* GIVEN TASK
Pictures in the data below are not part of the copy; transcribe everything else exactly.

* RECORDED DATA
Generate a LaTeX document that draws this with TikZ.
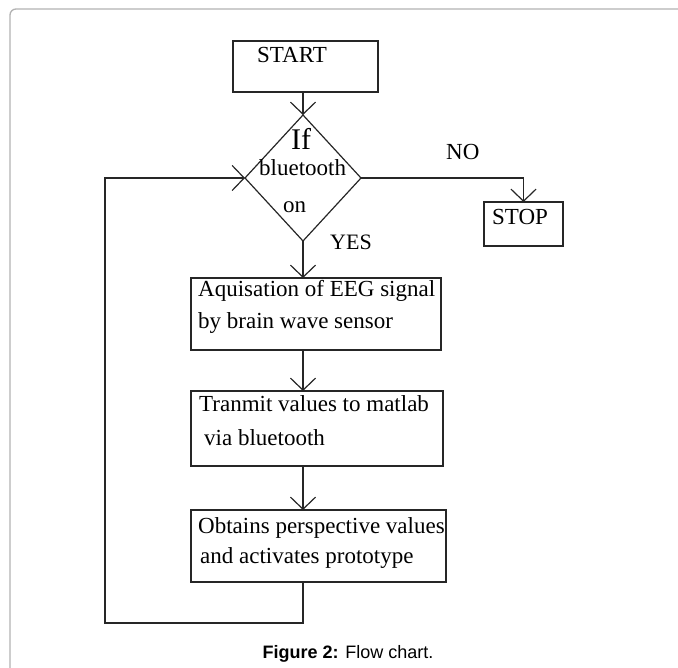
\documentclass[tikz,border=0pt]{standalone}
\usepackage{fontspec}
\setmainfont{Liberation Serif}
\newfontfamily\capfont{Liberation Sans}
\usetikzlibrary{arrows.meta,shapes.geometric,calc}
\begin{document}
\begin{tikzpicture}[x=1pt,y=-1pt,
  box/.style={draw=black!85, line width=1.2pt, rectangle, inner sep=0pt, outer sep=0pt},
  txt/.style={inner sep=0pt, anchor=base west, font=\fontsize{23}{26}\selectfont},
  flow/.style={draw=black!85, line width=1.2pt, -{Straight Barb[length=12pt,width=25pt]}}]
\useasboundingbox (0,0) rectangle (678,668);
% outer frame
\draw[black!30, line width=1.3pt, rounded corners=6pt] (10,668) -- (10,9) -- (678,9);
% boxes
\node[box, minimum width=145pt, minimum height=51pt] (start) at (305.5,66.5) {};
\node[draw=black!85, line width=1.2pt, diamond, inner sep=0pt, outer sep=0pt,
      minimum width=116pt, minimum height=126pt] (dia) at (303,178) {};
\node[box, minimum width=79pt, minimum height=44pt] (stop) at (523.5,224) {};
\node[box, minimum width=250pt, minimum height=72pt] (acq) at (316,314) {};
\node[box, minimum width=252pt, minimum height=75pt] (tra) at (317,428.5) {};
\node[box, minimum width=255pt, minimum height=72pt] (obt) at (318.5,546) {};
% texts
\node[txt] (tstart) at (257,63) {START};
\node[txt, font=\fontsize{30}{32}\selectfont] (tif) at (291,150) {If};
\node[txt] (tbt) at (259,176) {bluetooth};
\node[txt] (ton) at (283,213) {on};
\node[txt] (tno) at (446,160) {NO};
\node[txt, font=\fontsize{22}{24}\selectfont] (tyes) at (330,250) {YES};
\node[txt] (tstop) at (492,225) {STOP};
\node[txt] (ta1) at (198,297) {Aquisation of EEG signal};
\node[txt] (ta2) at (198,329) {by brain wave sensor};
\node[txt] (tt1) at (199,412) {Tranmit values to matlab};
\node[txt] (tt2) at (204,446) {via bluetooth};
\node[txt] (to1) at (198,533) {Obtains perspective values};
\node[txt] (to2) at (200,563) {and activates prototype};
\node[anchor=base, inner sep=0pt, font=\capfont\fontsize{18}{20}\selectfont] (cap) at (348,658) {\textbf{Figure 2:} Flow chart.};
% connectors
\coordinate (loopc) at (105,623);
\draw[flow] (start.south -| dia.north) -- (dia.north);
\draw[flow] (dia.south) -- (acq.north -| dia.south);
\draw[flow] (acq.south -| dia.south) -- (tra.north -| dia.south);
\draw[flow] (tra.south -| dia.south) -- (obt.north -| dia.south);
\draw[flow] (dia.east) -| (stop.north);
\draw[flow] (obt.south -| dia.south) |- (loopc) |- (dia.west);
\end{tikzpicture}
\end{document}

* WORKED ANSWER
Generate a LaTeX document that draws this with TikZ.
\documentclass[tikz,border=0pt]{standalone}
\usepackage{fontspec}
\setmainfont{Liberation Serif}
\newfontfamily\capfont{Liberation Sans}
\usetikzlibrary{arrows.meta,shapes.geometric,calc}
\begin{document}
\begin{tikzpicture}[x=1pt,y=-1pt,
  box/.style={draw=black!85, line width=1.2pt, rectangle, inner sep=0pt, outer sep=0pt},
  txt/.style={inner sep=0pt, anchor=base west, font=\fontsize{23}{26}\selectfont},
  flow/.style={draw=black!85, line width=1.2pt, -{Straight Barb[length=12pt,width=25pt]}}]
\useasboundingbox (0,0) rectangle (678,668);
% outer frame
\draw[black!30, line width=1.3pt, rounded corners=6pt] (10,668) -- (10,9) -- (678,9);
% boxes
\node[box, minimum width=145pt, minimum height=51pt] (start) at (305.5,66.5) {};
\node[draw=black!85, line width=1.2pt, diamond, inner sep=0pt, outer sep=0pt,
      minimum width=116pt, minimum height=126pt] (dia) at (303,178) {};
\node[box, minimum width=79pt, minimum height=44pt] (stop) at (523.5,224) {};
\node[box, minimum width=250pt, minimum height=72pt] (acq) at (316,314) {};
\node[box, minimum width=252pt, minimum height=75pt] (tra) at (317,428.5) {};
\node[box, minimum width=255pt, minimum height=72pt] (obt) at (318.5,546) {};
% texts
\node[txt] (tstart) at (257,63) {START};
\node[txt, font=\fontsize{30}{32}\selectfont] (tif) at (291,150) {If};
\node[txt] (tbt) at (259,176) {bluetooth};
\node[txt] (ton) at (283,213) {on};
\node[txt] (tno) at (446,160) {NO};
\node[txt, font=\fontsize{22}{24}\selectfont] (tyes) at (330,250) {YES};
\node[txt] (tstop) at (492,225) {STOP};
\node[txt] (ta1) at (198,297) {Aquisation of EEG signal};
\node[txt] (ta2) at (198,329) {by brain wave sensor};
\node[txt] (tt1) at (199,412) {Tranmit values to matlab};
\node[txt] (tt2) at (204,446) {via bluetooth};
\node[txt] (to1) at (198,533) {Obtains perspective values};
\node[txt] (to2) at (200,563) {and activates prototype};
\node[anchor=base, inner sep=0pt, font=\capfont\fontsize{18}{20}\selectfont] (cap) at (348,658) {\textbf{Figure 2:} Flow chart.};
% connectors
\coordinate (loopc) at (105,623);
\draw[flow] (start.south -| dia.north) -- (dia.north);
\draw[flow] (dia.south) -- (acq.north -| dia.south);
\draw[flow] (acq.south -| dia.south) -- (tra.north -| dia.south);
\draw[flow] (tra.south -| dia.south) -- (obt.north -| dia.south);
\draw[flow] (dia.east) -| (stop.north);
\draw[flow] (obt.south -| dia.south) |- (loopc) |- (dia.west);
\end{tikzpicture}
\end{document}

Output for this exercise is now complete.